Fiction su mafiosi. Secondo lei queste espressioni comunicative che effetto hanno sui giovani?
Il tema suscita sempre audience e questo fa sì che si moltiplicano le serie televisive. Esse possono essere veicoli di conoscenza e validi strumenti di lotta. La conoscenza del fenomeno mafioso, nella sua gravità, non può essere data per scontata. I mezzi di comunicazione possono offrire un contributo fondamentale nel raccontarne la gravità e pericolosità. La loro forza comunicativa è capace di smascherarne la negatività e le interne contraddizioni, raccontandone fatti e misfatti ed aiutando a discernere il male sociale cagionato dalle mafie.

La ‘ndrangheta è antievangelica. Eppure, una recente inchiesta ribadisce come le ‘ndrine strumentalizzino riti cristiani ai fini della loro affiliazione. Quali strumenti ecclesiali utilizzare per smitizzare questi aspetti perversi delle mafie?
Appare dimostrato che i mafiosi scimmiottano la simbologia religiosa, ne alterano il messaggio, dando ai loro riti significati che niente hanno a che vedere con la religione. Quando i mafiosi, senza alcuna intenzione di cambiamento di vita, anzi perseverando nelle loro scelte criminali, praticano questi riti, non compiono alcun atto religioso. Il loro è un formale rito esteriore, che nulla ha di religioso. Ma questo vale anche per il fedele che compie gesti e devozioni poco coerenti con le sue scelte di vita. Urge un’azione purificatrice che renda il rito religioso autentico, affatto associabile a quelli dell’organizzazione mafiosa. I riti hanno autentico valore religioso, se sono espressione di una coerente vita di fede.

Vuole raccontarci qualche storia di conversione che ha incontrato durante il suo cammino episcopale nella Locride.

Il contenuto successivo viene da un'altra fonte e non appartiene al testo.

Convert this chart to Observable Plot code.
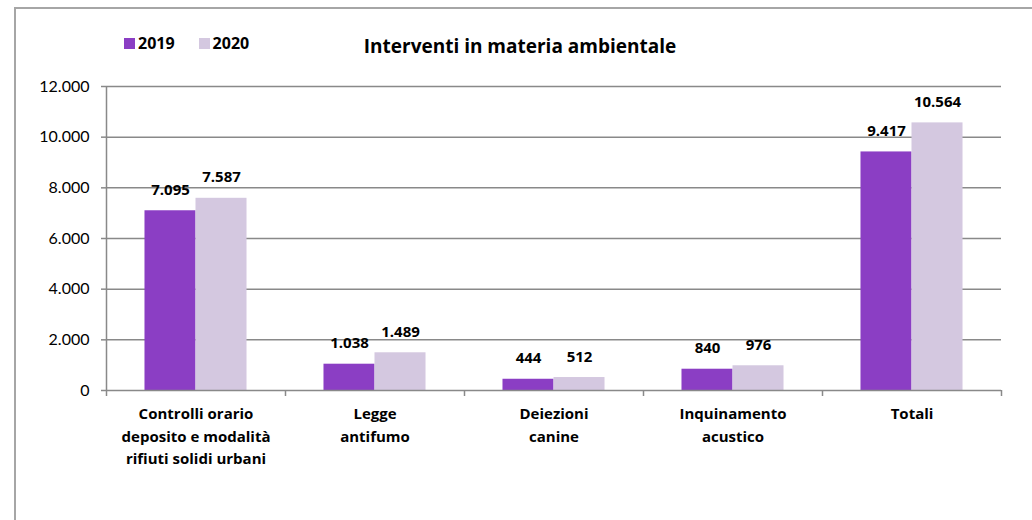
<!DOCTYPE html>
<html>
<head>
<meta charset="utf-8">
<script src="https://cdn.jsdelivr.net/npm/d3@7"></script>
<script src="https://cdn.jsdelivr.net/npm/@observablehq/plot@0.6"></script>
<style>
  html, body { margin: 0; padding: 0; background: #fff; }
  body { width: 1032px; height: 520px; overflow: hidden; position: relative; font-family: "Open Sans", Lato, sans-serif; }
  #frame { position: absolute; left: 14px; top: 7px; width: 1100px; height: 600px; border-left: 2px solid #a6a6a6; border-top: 2px solid #a6a6a6; box-sizing: border-box; }
  #chart { position: absolute; left: 0; top: 0; }
  #legend { position: absolute; left: 124px; top: 32px; font-weight: bold; font-size: 16px; display: flex; align-items: center; }
  .sw { display: inline-block; width: 11px; height: 11px; margin-right: 3px; }
  .item { display: flex; align-items: center; margin-right: 24px; color: #000; }
  #title { position: absolute; left: 0; width: 1040px; top: 33px; text-align: center; font-weight: bold; font-size: 19px; color: #000; }
</style>
</head>
<body>
<div id="frame"></div>
<div id="chart"></div>
<div id="legend"></div>
<div id="title">Interventi in materia ambientale</div>
<script>
const categories = [
  "Controlli orario\ndeposito e modalità\nrifiuti solidi urbani",
  "Legge\nantifumo",
  "Deiezioni\ncanine",
  "Inquinamento\nacustico",
  "Totali"
];
const series = ["2019", "2020"];
const values2019 = [7095, 1038, 444, 840, 9417];
const values2020 = [7587, 1489, 512, 976, 10564];
const yTicks = [0, 2000, 4000, 6000, 8000, 10000, 12000];
const colors = ["#8b3ec4", "#d4c8e0"];

const itFormat = d3.formatLocale({decimal: ",", thousands: ".", grouping: [3], currency: ["€", ""]}).format(",d");

const rows = [];
categories.forEach((c, i) => {
  rows.push({cat: c, i, series: "2019", value: values2019[i]});
  rows.push({cat: c, i, series: "2020", value: values2020[i]});
});
const barW = 0.285;
rows.forEach(r => {
  const k = series.indexOf(r.series);
  r.x1 = r.i + 0.5 - barW + k * barW;
  r.x2 = r.x1 + barW;
  r.xc = (r.x1 + r.x2) / 2;
});
const catRows = categories.map((c, i) => ({cat: c, xc: i + 0.5}));
const boundaries = d3.range(categories.length + 1);

const grid = "#898989";
const boldFont = "'Open Sans', Lato, sans-serif";

const plot = Plot.plot({
  width: 1032,
  height: 520,
  marginLeft: 106,
  marginRight: 31,
  marginTop: 86,
  marginBottom: 130,
  style: {fontFamily: "Lato, 'Open Sans', sans-serif", fontSize: "16px", color: "#000", background: "transparent"},
  x: {type: "linear", domain: [0, categories.length], axis: null},
  y: {domain: [0, 12000], axis: null},
  color: {domain: series, range: colors},
  marks: [
    Plot.ruleY(yTicks.filter(d => d > 0), {stroke: grid, strokeWidth: 1.5}),
    Plot.rectY(rows, {x1: "x1", x2: "x2", y: "value", fill: "series"}),
    Plot.ruleY([0], {stroke: grid, strokeWidth: 1.5}),
    Plot.ruleX([0], {stroke: grid, strokeWidth: 1.5}),
    Plot.axisY({ticks: yTicks, tickFormat: itFormat, tickSize: 5, tickPadding: 12, stroke: grid, strokeWidth: 1.5, fontSize: 16, fill: "#000", label: null}),
    Plot.axisX({ticks: boundaries, tickFormat: () => "", tickSize: 6, stroke: grid, strokeWidth: 1.5, label: null}),
    Plot.text(rows, {x: "xc", y: "value", text: d => itFormat(d.value), lineAnchor: "bottom", dy: -16, fontWeight: "bold", fontSize: 15, fontFamily: boldFont, fill: "#000"}),
    Plot.text(catRows, {x: "xc", y: 0, text: "cat", lineAnchor: "top", dy: 13, lineHeight: 1.5, fontWeight: "bold", fontSize: 15, fontFamily: boldFont, fill: "#000"})
  ]
});
document.getElementById("chart").appendChild(plot);

const legend = document.getElementById("legend");
series.forEach((s, k) => {
  const it = document.createElement("span");
  it.className = "item";
  const sw = document.createElement("span");
  sw.className = "sw";
  sw.style.background = colors[k];
  it.appendChild(sw);
  it.appendChild(document.createTextNode(s));
  legend.appendChild(it);
});
</script>
</body>
</html>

La conversione è un fatto interiore ed è difficile dire quando essa è vera. Credo nell’azione dello Spirito e pertanto nelle possibilità di conversione di un mafioso. Ho conosciuto uomini appartenenti ad associazioni criminali, spacciatori di stupefacenti, estortori, che sono ritornati sui loro passi ed hanno intrapreso una via nuova. Un cambiamento suffragato dal comportamento successivo. Ho raccolto confessioni di persone che, abbandonata la vita sbagliata, si sono dedicati ad opere sociali di volontariato, ritornando a Dio in un perseverante cammino di fede. Penso che, se anche la conversione di un mafioso non è facile, essa può avvenire grazie ad un ravvedimento interiore, sollecitato e alimentato dalla grazia di Dio.